В письме перед другой своей приятельницей, Марией Александровной Лопухиной, он не упускает случая представить ситуацию в более романтическом и даже трагическом свете: «Не могу представить себе, какое действие произведет на вас моя великая новость: до сих пор я жил для поприща литературного, принес столько жертв своему неблагодарному идолу, и вот теперь я – воин. Быть может, тут есть особая воля Провидения: быть может, этот путь всех короче: и если он не ведет к моей первой цели, может быть, по нем дойду до последней цели всего существующего: ведь лучше умереть со свинцом в груди, чем от медленного старческого истощения».
Но у бабушки Арсеньевой другое мнение. Павел Висковатов, биограф Лермонтова, рассказывает такой эпизод: «Позднее еще, когда Лермонтов юнкером лейб-гвардии Гусарского полка стоял в Петергофе и в лагерное время захворал, выказалась, по рассказам очевидцев, вся нелюбовь Арсеньевой к военной карьере внука. Бабушка приехала к начальнику Лермонтова полковнику Гельмерсену просить отпустить больного домой. Гельмерсен находил это лишним и старался уверить бабушку, что для внука ее нет никакой опасности. Во время разговора он сказал:
– Что же вы сделаете, если внук ваш захворает во время войны?
– А ты думаешь, – бабушка, как известно, всем говорила „ты“, – а ты думаешь, что я его так и отпущу в военное время?! – раздраженно ответила она.
– Так зачем же он тогда в военной службе?
– Да это пока мир, батюшка!.. А ты что думал?».
Итак, Лермонтов стал петербуржцем. Приказом по школе от 14 ноября 1832 года он зачислен в лейб-гвардии Гусарский полк на правах вольноопределяющегося унтер-офицера и после экзаменов поступил в Школу гвардейских юнкеров и прапорщиков.

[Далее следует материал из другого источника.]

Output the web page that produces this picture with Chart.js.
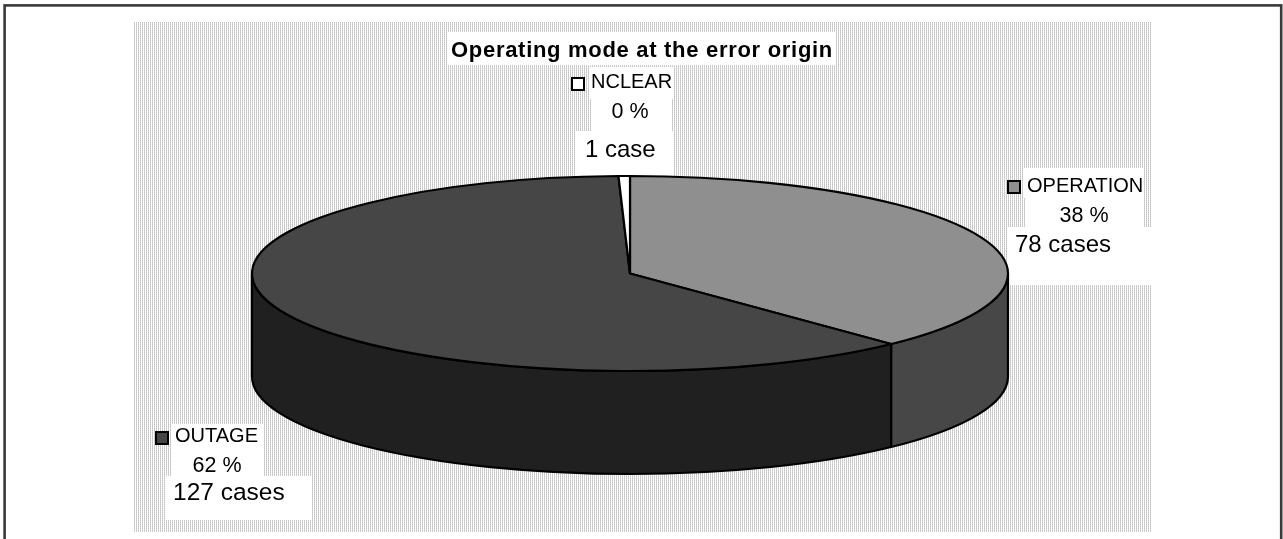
<!DOCTYPE html>
<html>
<head>
<meta charset="utf-8">
<title>Operating mode at the error origin</title>
<script src="https://cdn.jsdelivr.net/npm/chart.js@4/dist/chart.umd.min.js"></script>
<style>
  html, body { margin: 0; padding: 0; background: #fff; }
  #wrap { position: relative; width: 1283px; height: 539px; }
</style>
</head>
<body>
<div id="wrap"><canvas id="chart"></canvas></div>
<script>
// ---- data ----
const categories = ['OPERATION', 'OUTAGE', 'NCLEAR'];
const cases = [78, 127, 1];
const chartTitle = 'Operating mode at the error origin';

// ---- styling ----
const topColors = ['#8f8f8f', '#464646', '#ffffff'];
const sideColors = ['#474747', '#202020', '#d0d0d0'];
const FONT = '"Liberation Sans", Arial, Helvetica, sans-serif';

// label placement for each slice: legend key, then three text rows
// (name, percentage, case count), each with its own white backing box
const labelLayout = [
  { key: [1007, 180], rows: [
    { box: [1023, 168, 1143, 198], x: 1027, y: 192, align: 'left',   size: 20 },
    { box: [1025, 198, 1143, 227], x: 1084, y: 222, align: 'center', size: 21.5 },
    { box: [1007, 227, 1153, 285], x: 1015, y: 252, align: 'left',   size: 24 } ] },
  { key: [155, 431], rows: [
    { box: [172, 424, 263, 448], x: 175, y: 442, align: 'left',   size: 20 },
    { box: [172, 448, 263, 476], x: 217, y: 472, align: 'center', size: 21.5 },
    { box: [165, 476, 311, 520], x: 173, y: 500, align: 'left',   size: 24.5 } ] },
  { key: [571, 77], rows: [
    { box: [589, 67, 674, 99],   x: 591, y: 88,  align: 'left',   size: 20 },
    { box: [592, 99, 672, 131],  x: 630, y: 118, align: 'center', size: 21.5 },
    { box: [575, 131, 673, 176], x: 585, y: 157, align: 'left',   size: 24 } ] }
];

const total = cases.reduce((a, b) => a + b, 0);
const rowText = (i, r) => {
  if (r === 0) return categories[i];
  if (r === 1) return Math.round(cases[i] / total * 100) + ' %';
  return cases[i] + (cases[i] === 1 ? ' case' : ' cases');
};

// hatched plot-area fill
function hatchPattern(ctx) {
  const p = document.createElement('canvas');
  p.width = 2; p.height = 2;
  const pc = p.getContext('2d');
  pc.fillStyle = '#ffffff'; pc.fillRect(0, 0, 2, 2);
  pc.fillStyle = '#c4c4c4'; pc.fillRect(0, 0, 1, 1);
  pc.fillStyle = '#d2d2d2'; pc.fillRect(0, 1, 1, 1);
  return ctx.createPattern(p, 'repeat');
}

// frame, plot area, title and label boxes behind the pie
const backdrop = {
  id: 'backdrop',
  beforeDraw(chart) {
    const ctx = chart.ctx;
    ctx.save();
    ctx.fillStyle = '#ffffff';
    ctx.fillRect(0, 0, chart.width, chart.height);
    ctx.fillStyle = hatchPattern(ctx);
    ctx.fillRect(134, 22, 1018, 510);
    ctx.strokeStyle = '#3a3a3a';
    ctx.lineWidth = 2.6;
    ctx.strokeRect(4.6, 5.4, 1276.6, 600);
    // title box
    ctx.fillStyle = '#ffffff';
    ctx.fillRect(447, 32, 388, 33);
    labelLayout.forEach(l => l.rows.forEach(r => {
      const [x0, y0, x1, y1] = r.box;
      ctx.fillRect(x0, y0, x1 - x0, y1 - y0);
    }));
    ctx.restore();
  }
};

// extruded elliptical pie built from the arc elements' angles
const pie3d = {
  id: 'pie3d',
  beforeDatasetsDraw(chart, args, opts) {
    const ctx = chart.ctx;
    const arcs = chart.getDatasetMeta(0).data;
    ctx.save();
    ctx.lineWidth = opts.lineWidth;
    ctx.strokeStyle = '#000';
    ctx.lineJoin = 'round';
    const geo = arcs.map(a => a.getProps(['x', 'y', 'outerRadius', 'startAngle', 'endAngle'], true));
    // front walls: only the part facing the viewer (angles 0..PI)
    geo.forEach((g, i) => {
      const r = g.outerRadius, ry = r * opts.tilt, d = opts.depth;
      const a0 = Math.max(g.startAngle, 0), a1 = Math.min(g.endAngle, Math.PI);
      if (a1 <= a0) return;
      ctx.beginPath();
      ctx.ellipse(g.x, g.y, r, ry, 0, a0, a1);
      ctx.lineTo(g.x + r * Math.cos(a1), g.y + ry * Math.sin(a1) + d);
      ctx.ellipse(g.x, g.y + d, r, ry, 0, a1, a0, true);
      ctx.closePath();
      ctx.fillStyle = sideColors[i];
      ctx.fill();
      ctx.stroke();
    });
    // top faces
    geo.forEach((g, i) => {
      const r = g.outerRadius, ry = r * opts.tilt;
      ctx.beginPath();
      ctx.moveTo(g.x, g.y);
      ctx.ellipse(g.x, g.y, r, ry, 0, g.startAngle, g.endAngle);
      ctx.closePath();
      ctx.fillStyle = topColors[i];
      ctx.fill();
      ctx.stroke();
    });
    ctx.restore();
    return false;
  }
};

// title and data labels
const labels = {
  id: 'labels',
  afterDraw(chart) {
    const ctx = chart.ctx;
    ctx.save();
    ctx.fillStyle = '#000';
    ctx.textBaseline = 'alphabetic';
    ctx.font = 'bold 22px ' + FONT;
    ctx.letterSpacing = '0.7px';
    ctx.textAlign = 'center';
    ctx.fillText(chartTitle, 642, 57);
    ctx.letterSpacing = '0px';
    labelLayout.forEach((l, i) => {
      const [kx, ky] = l.key;
      ctx.fillStyle = topColors[i];
      ctx.fillRect(kx, ky, 13, 13);
      ctx.strokeStyle = '#000';
      ctx.lineWidth = 2;
      ctx.strokeRect(kx + 1, ky + 1, 12, 12);
      ctx.fillStyle = '#000';
      l.rows.forEach((r, k) => {
        ctx.font = r.size + 'px ' + FONT;
        ctx.textAlign = r.align;
        ctx.fillText(rowText(i, k), r.x, r.y);
      });
    });
    ctx.restore();
  }
};

new Chart(document.getElementById('chart'), {
  type: 'pie',
  data: {
    labels: categories,
    datasets: [{
      data: cases,
      backgroundColor: topColors,
      borderColor: '#000',
      borderWidth: 2,
      radius: 378
    }]
  },
  options: {
    responsive: true,
    maintainAspectRatio: false,
    animation: false,
    events: [],
    layout: { padding: { left: 0, right: 23, top: 8, bottom: 0 } },
    plugins: {
      legend: { display: false },
      tooltip: { enabled: false },
      title: { display: false },
      pie3d: { tilt: 0.258, depth: 103, lineWidth: 2.2 }
    }
  },
  plugins: [backdrop, pie3d, labels]
});
</script>
</body>
</html>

Современный адрес того здания, в котором находилась Школа, – Исаакиевская пл., 6. Но вы тщетно будете искать на этом месте скромное здание в классическом стиле. Вместо него вы увидите роскошный Мариинский дворец, принадлежавший любимой дочери Николая I красавице Марии, вышедшей замуж за герцога Лейхтенбергского и пожелавшей остаться в России. Дворец для новобрачных построил архитектор Штакеншнейдер, использовав при этом часть кладки бывшей юнкерской школы.
Во времена Лермонтова рядом со зданием Школы располагались плац для строевых учений, а дальше сад, конюшни, манеж. (Хорошо всем известный Манеж на Исаакиевской площади, построенный по проекту Джакомо Кваренги в 1804–1807 гг., принадлежал Конногвардейскому полку, казармы которого располагались позади здания, вдоль Конногвардейского бульвара.)
Мариинский дворец
Манеж на Исаакиевской площади
В бельэтаже главного корпуса находились классы, конференц-зал и столовая. На третьем этаже был лазарет. Это место упоминается в воспоминаниях выпускников Школы, но совсем не в связи с болезнями. Иван Васильевич Анненков, один из соучеников Лермонтова, вспоминает: «Лазарет этот большей частью был пустой, а если и случались в нем больные, то свойство известной болезни не мешало собираться в нем юнкерам для ужинов и игры в карты. Доктор школы Гасовский известен был за хорошего медика, но был интересан и имел свои выгоды мирволить юнкерам. Старший фельдшер школы Ушаков любил выпить, и юнкера, зная его слабость, жили с ним дружно. Младший фельдшер Кукушкин, который впоследствии сделался старшим, был замечательный плут. Расторопный, ловкий и хитрый, он отводил заднюю комнату лазарета для юнкеров, устраивал вечера с ужинами и карточной игрой, следил за тем, чтобы юнкера не попались, и надувал их сколько мог. Не раз юнкера давали ему потасовку, поплачивались за это деньгами и снова дружились. Понятно при этом, что юнкера избрали лазарет местом своих сборищ, где и велась крупная игра».